Kemungkinan yang ini ada dua. Ia memutuskan untuk tidak menikah sampai tua, atau walaupun suka sesama jenis tapi ia tetap menikah hanya demi menjaga status sosial atau pertimbangan lainnya.
Ketiga, trauma. Trauma terhadap perjalanan perkawinan kedua orang tuanya yang sering dilanda pertengkaran, kekerasan, konflik berkepanjangan, hingga perceraian. Hal tersebut membuatnya merasa takut untuk menikah.
Keempat, memang tidak ingin menikah. Jawaban ini yang agak sulit untuk ditafsirkan atau ditebak. Kalau dikejar lagi dengan pertanyaan "kenapa", jawabannya lagi-lagi "Pokoknya tidak ingin nikah aja". Terkait hal ini, diperkirakan bisa jadi ia ingin hidup bebas, ingin hidup sendiri, punya penyakit atau kendala tertentu jika ia menikah, dll.
Kelima, tidak menemukan jodohnya. Ini terkesan aneh. Masak iya sih nggak ada yang mau sama dia. Hal ini biasanya terjadi pada perempuan. Sebenarnya ia pingin juga menikah, tapi hingga usia tua tak kunjung ada yang datang melamarnya.
Tiadanya seorang lelaki yang datang melamar, bisa jadi karena terkait masalah fisik (rupa), sifat angkuh, atau justru terlalu sempurna. Terlalu sempurna di sini dalam arti si perempuan berwajah cantik, kaya-raya, status sosial tinggi, punya banyak kelebihan dll; sehingga si lelaki yang mau datang melamar justeru merasa minder dan balik kanan (mundur teratur).
Nah, untuk mengetahui alasan hidup melajang secara akurat, perlu diadakan penelitian ilmiah secara khusus agar data yang didapatkan bisa valid dan dapat dipertanggungjawabkan.
Kerugian Hidup Melajang
Mungkin saja hidup melajang merasa dirinya bebas dan tanpa beban. Akan tetapi kerugiannya juga banyak, diantaranya tiada teman mengobrol, segalanya dilakukan sendiri, dan kalau tua tiada yang merawat.
Manusia semakin lama semakin tua dan lemah, bahkan kemudian menjadi sakit. Kalau sudah demikian, siapa yang akan merawat kita.
Tua dan sakit itu sendiri sudah suatu penderitaan, ditambah lagi tiada yang mengurus kita.
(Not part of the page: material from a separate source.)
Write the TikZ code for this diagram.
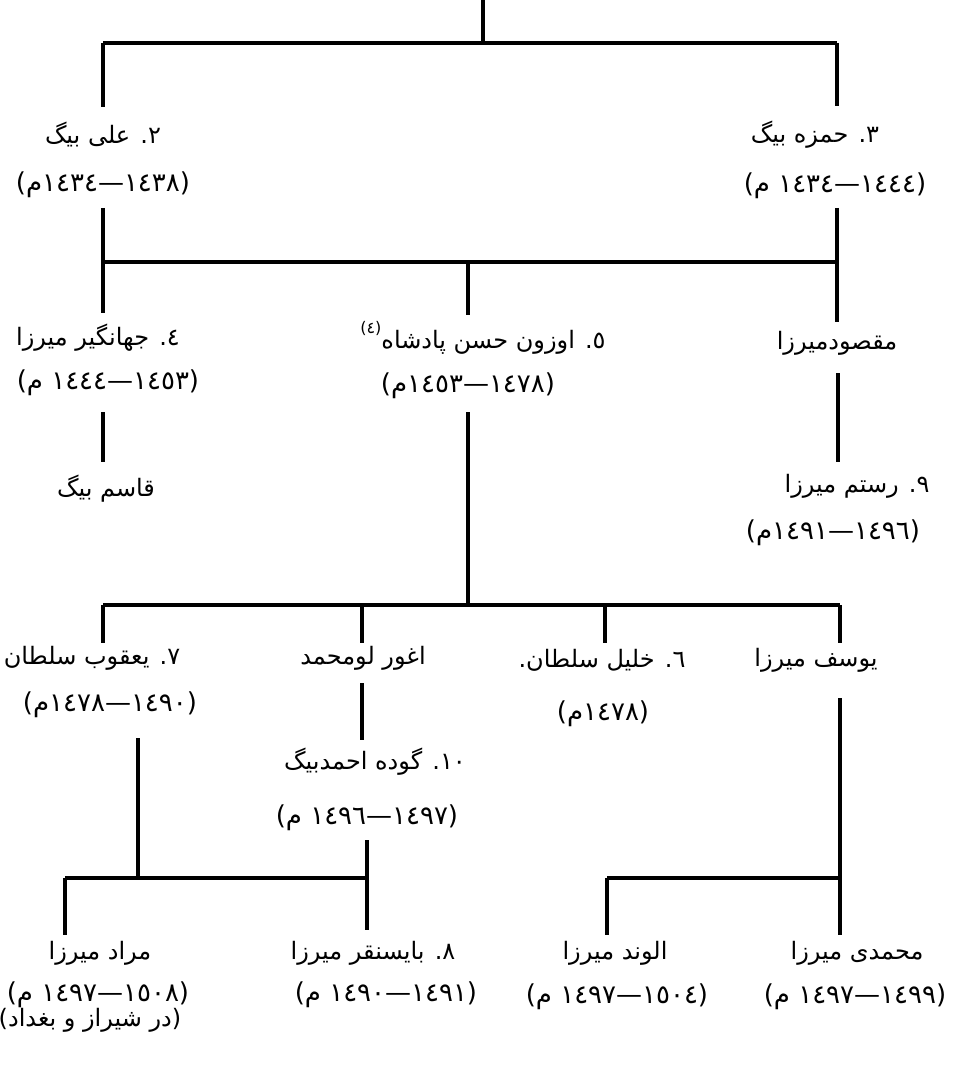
\documentclass[tikz,border=0pt]{standalone}
\usepackage{fontspec}
\TeXXeTstate=1
\newfontfamily\arabicfont[Script=Arabic]{DejaVu Sans}
\newfontfamily\numfont{DejaVu Sans}
\newcommand\dtr[3]{\hbox{\numfont(}\hbox{\arabicfont م}#3\hbox{\numfont #1}\hbox{\numfont —}\hbox{\numfont #2}\hbox{\numfont)}}
\newcommand\dtone[1]{\hbox{\numfont(}\hbox{\arabicfont م}\hbox{\numfont #1}\hbox{\numfont)}}
\begin{document}
\begin{tikzpicture}[x=1pt,y=-1pt,
  txt/.style={font=\arabicfont\fontsize{24}{29}\selectfont, inner sep=0pt, anchor=center},
  dat/.style={font=\arabicfont\fontsize{26}{30}\selectfont, inner sep=0pt, anchor=center},
  ln/.style={line width=3.4pt, line cap=butt}]
\useasboundingbox (0,0) rectangle (961,1075);
% nodes
\node[txt] (n1) at (103,135) {\beginR ٢. علی بیگ\endR};
\node[dat] (d1) at (103,185) {\dtr{١٤٣٤}{١٤٣٨}{}};
\node[txt] (n2) at (815,135) {\beginR ٣. حمزه بیگ\endR};
\node[dat] (d2) at (835,186) {\dtr{١٤٣٤}{١٤٤٤}{\space}};
\node[txt] (n3) at (98,338) {\beginR ٤. جهانگیر میرزا\endR};
\node[dat] (d3) at (108,383) {\dtr{١٤٤٤}{١٤٥٣}{\space}};
\node[txt] (n4) at (483,338) {\beginR ٥. اوزون حسن پادشاه\raisebox{1.1ex}{\fontsize{16}{18}\selectfont(٤)}\endR};
\node[dat] (d4) at (468,386) {\dtr{١٤٥٣}{١٤٧٨}{}};
\node[txt] (n5) at (837,343) {\beginR مقصودمیرزا\endR};
\node[txt] (n6) at (106,489) {\beginR قاسم بیگ\endR};
\node[txt] (n7) at (857,486) {\beginR ٩. رستم میرزا\endR};
\node[dat] (d7) at (833,533) {\dtr{١٤٩١}{١٤٩٦}{}};
\node[txt] (n8) at (92,658) {\beginR ٧. یعقوب سلطان\endR};
\node[dat] (d8) at (110,705) {\dtr{١٤٧٨}{١٤٩٠}{}};
\node[txt] (n9) at (363,658) {\beginR اغور لومحمد\endR};
\node[txt] (n10) at (602,660) {\beginR ٦. خلیل سلطان.\endR};
\node[dat] (d10) at (603,714) {\dtone{١٤٧٨}};
\node[txt] (n11) at (816,660) {\beginR یوسف میرزا\endR};
\node[txt] (n12) at (375,762) {\beginR ١٠. گوده احمدبیگ\endR};
\node[dat] (d12) at (367,818) {\dtr{١٤٩٦}{١٤٩٧}{\space}};
\node[txt] (n13) at (100,953) {\beginR مراد میرزا\endR};
\node[dat] (d13) at (98,995) {\dtr{١٤٩٧}{١٥٠٨}{\space}};
\node[txt] (x13) at (90,1020) {\beginR (در شیراز و بغداد)\endR};
\node[txt] (n14) at (373,953) {\beginR ٨. بایسنقر میرزا\endR};
\node[dat] (d14) at (386,995) {\dtr{١٤٩٠}{١٤٩١}{\space}};
\node[txt] (n15) at (615,953) {\beginR الوند میرزا\endR};
\node[dat] (d15) at (617,997) {\dtr{١٤٩٧}{١٥٠٤}{\space}};
\node[txt] (n16) at (857,953) {\beginR محمدی میرزا\endR};
\node[dat] (d16) at (855,997) {\dtr{١٤٩٧}{١٤٩٩}{\space}};
% junction coordinates
\coordinate (top) at (483,0);
\coordinate (h1m) at (483,43);
\coordinate (h1l) at (103,43);
\coordinate (h1r) at (837,43);
\coordinate (e1) at (103,107);
\coordinate (e2) at (837,106);
\coordinate (s1) at (103,208);
\coordinate (s2) at (837,208);
\coordinate (h2l) at (103,262);
\coordinate (h2m) at (468,262);
\coordinate (h2r) at (837,262);
\coordinate (e3) at (103,313);
\coordinate (e4) at (468,315);
\coordinate (e5) at (837,322);
\coordinate (s3) at (103,412);
\coordinate (e6) at (103,462);
\coordinate (s5) at (838,373);
\coordinate (e7) at (838,462);
\coordinate (s4) at (468,412);
\coordinate (h3m) at (468,605);
\coordinate (h3a) at (103,605);
\coordinate (h3b) at (362,605);
\coordinate (h3c) at (605,605);
\coordinate (h3d) at (840,605);
\coordinate (e8) at (103,643);
\coordinate (e9) at (362,643);
\coordinate (e10) at (605,643);
\coordinate (e11) at (840,643);
\coordinate (s9) at (362,683);
\coordinate (e12) at (362,740);
\coordinate (s8) at (138,738);
\coordinate (h4m) at (138,878);
\coordinate (h4l) at (65,878);
\coordinate (h4r) at (367,878);
\coordinate (e13) at (65,935);
\coordinate (s12) at (367,840);
\coordinate (e14) at (367,930);
\coordinate (s11) at (840,698);
\coordinate (h5r) at (840,878);
\coordinate (h5l) at (607,878);
\coordinate (e15) at (607,935);
\coordinate (e16) at (840,935);
% lines
\draw[ln] (top) -- (h1m);
\draw[ln] (h1l) -- (h1r);
\draw[ln] (h1l) -- (e1);
\draw[ln] (h1r) -- (e2);
\draw[ln] (s1) -- (h2l);
\draw[ln] (s2) -- (h2r);
\draw[ln] (h2l) -- (h2r);
\draw[ln] (h2l) -- (e3);
\draw[ln] (h2m) -- (e4);
\draw[ln] (h2r) -- (e5);
\draw[ln] (s3) -- (e6);
\draw[ln] (s5) -- (e7);
\draw[ln] (s4) -- (h3m);
\draw[ln] (h3a) -- (h3d);
\draw[ln] (h3a) -- (e8);
\draw[ln] (h3b) -- (e9);
\draw[ln] (h3c) -- (e10);
\draw[ln] (h3d) -- (e11);
\draw[ln] (s9) -- (e12);
\draw[ln] (s8) -- (h4m);
\draw[ln] (h4l) -- (h4r);
\draw[ln] (h4l) -- (e13);
\draw[ln] (s12) -- (e14);
\draw[ln] (s11) -- (h5r);
\draw[ln] (h5l) -- (h5r);
\draw[ln] (h5l) -- (e15);
\draw[ln] (h5r) -- (e16);
\end{tikzpicture}
\end{document}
Masih mending jika hanya sakit ringan. Jikalau sakit berat seperti jantung, diabetes, stroke, lumpuh, cacat, dll. Bisa dibayangkan betapa besar penderitaan yang mesti ditanggung.
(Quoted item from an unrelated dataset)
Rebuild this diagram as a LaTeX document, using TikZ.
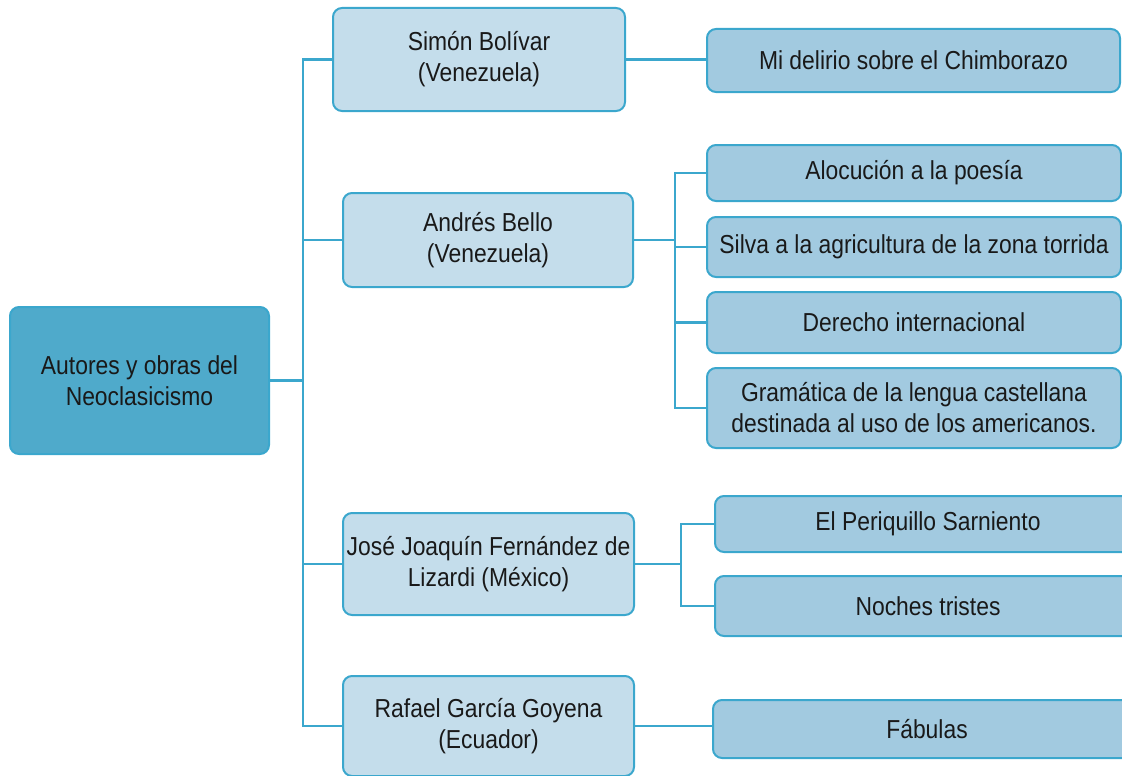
\documentclass[tikz,border=0pt]{standalone}
\usepackage{fontspec}
\setmainfont{Liberation Sans}[FakeStretch=0.88]
\usepackage{tikz}
\usetikzlibrary{calc}

\definecolor{linea}{HTML}{3BA7CD}
\definecolor{raiz}{HTML}{4FAACB}
\definecolor{autor}{HTML}{C4DDEB}
\definecolor{obra}{HTML}{A2CAE0}

\tikzset{
    caja/.style={draw=linea, line width=2pt, rounded corners=9pt, align=center,
        inner sep=0pt, text=black!90, font=\fontsize{26}{31}\selectfont},
    raizbox/.style={caja, fill=raiz},
    autorbox/.style={caja, fill=autor},
    obrabox/.style={caja, fill=obra},
    conn/.style={linea, line width=2.6pt, line join=miter},
}

\begin{document}
\begin{tikzpicture}[x=1pt,y=-1pt]
        \useasboundingbox (0,0) rectangle (1122,776);
        \clip (0,0) rectangle (1122,776);

        \node[raizbox, minimum width=259pt, minimum height=147pt] (raiz) at (139.5,380.5) {Autores y obras del\\Neoclasicismo};

        % autores
        \node[autorbox, minimum width=292pt, minimum height=103pt] (bolivar) at (479,59.5) {Simón Bolívar\\(Venezuela)};
        \node[autorbox, minimum width=290pt, minimum height=94pt] (bello) at (488,240) {Andrés Bello\\(Venezuela)};
        \node[autorbox, minimum width=291pt, minimum height=102pt] (lizardi) at (488.5,564) {José Joaquín Fernández de\\Lizardi (México)};
        \node[autorbox, minimum width=291pt, minimum height=100pt] (goyena) at (488.5,726) {Rafael García Goyena\\(Ecuador)};

        % obras
        \node[obrabox, minimum width=413pt, minimum height=63pt] (delirio) at (913.5,60.5) {Mi delirio sobre el Chimborazo};
        \node[obrabox, minimum width=414pt, minimum height=56pt] (alocucion) at (914,173) {Alocución a la poesía};
        \node[obrabox, minimum width=414pt, minimum height=60pt] (silva) at (914,247) {Silva a la agricultura de la zona torrida};
        \node[obrabox, minimum width=414pt, minimum height=61pt] (derecho) at (914,322.5) {Derecho internacional};
        \node[obrabox, minimum width=414pt, minimum height=80pt] (gramatica) at (914,408) {Gramática de la lengua castellana\\destinada al uso de los americanos.};
        \node[obrabox, minimum width=426pt, minimum height=56pt] (periquillo) at (928,524) {El Periquillo Sarniento};
        \node[obrabox, minimum width=426pt, minimum height=60pt] (noches) at (928,606) {Noches tristes};
        \node[obrabox, minimum width=428pt, minimum height=58pt] (fabulas) at (927,729) {Fábulas};

        % troncos
        \coordinate (tronco) at (303,0);
        \coordinate (rbello) at (675,0);
        \coordinate (rlizardi) at (681,0);

        \draw[conn] (raiz.east) -- (tronco |- raiz.east);
        \draw[conn] (bolivar.west) -| (tronco |- goyena.west) -- (goyena.west);
        \draw[conn] (bello.west) -- (tronco |- bello.west);
        \draw[conn] (lizardi.west) -- (tronco |- lizardi.west);

        \draw[conn] (bolivar.east) -- (bolivar.east -| delirio.west);

        \draw[conn] (bello.east) -- (rbello |- bello.east);
        \draw[conn] (alocucion.west) -| (rbello |- gramatica.west) -- (gramatica.west);
        \draw[conn] (silva.west) -- (rbello |- silva.west);
        \draw[conn] (derecho.west) -- (rbello |- derecho.west);

        \draw[conn] (lizardi.east) -- (rlizardi |- lizardi.east);
        \draw[conn] (periquillo.west) -| (rlizardi |- noches.west) -- (noches.west);

        \draw[conn] (goyena.east) -- (goyena.east -| fabulas.west);
    \end{tikzpicture}
\end{document}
Okelah. Katakanlah ia masih punya saudara dan sanak-famili. Sekiranya mereka berkenan merawat kita, tentu sifatnya terbatas dan dalam kadar tertentu. Tentu jauh berbeda jika yang mengurus kita adalah anak kita sendiri. Atau kita punya anak angkat misalnya, tetap saja anak angkat berbeda dengan anak kandung.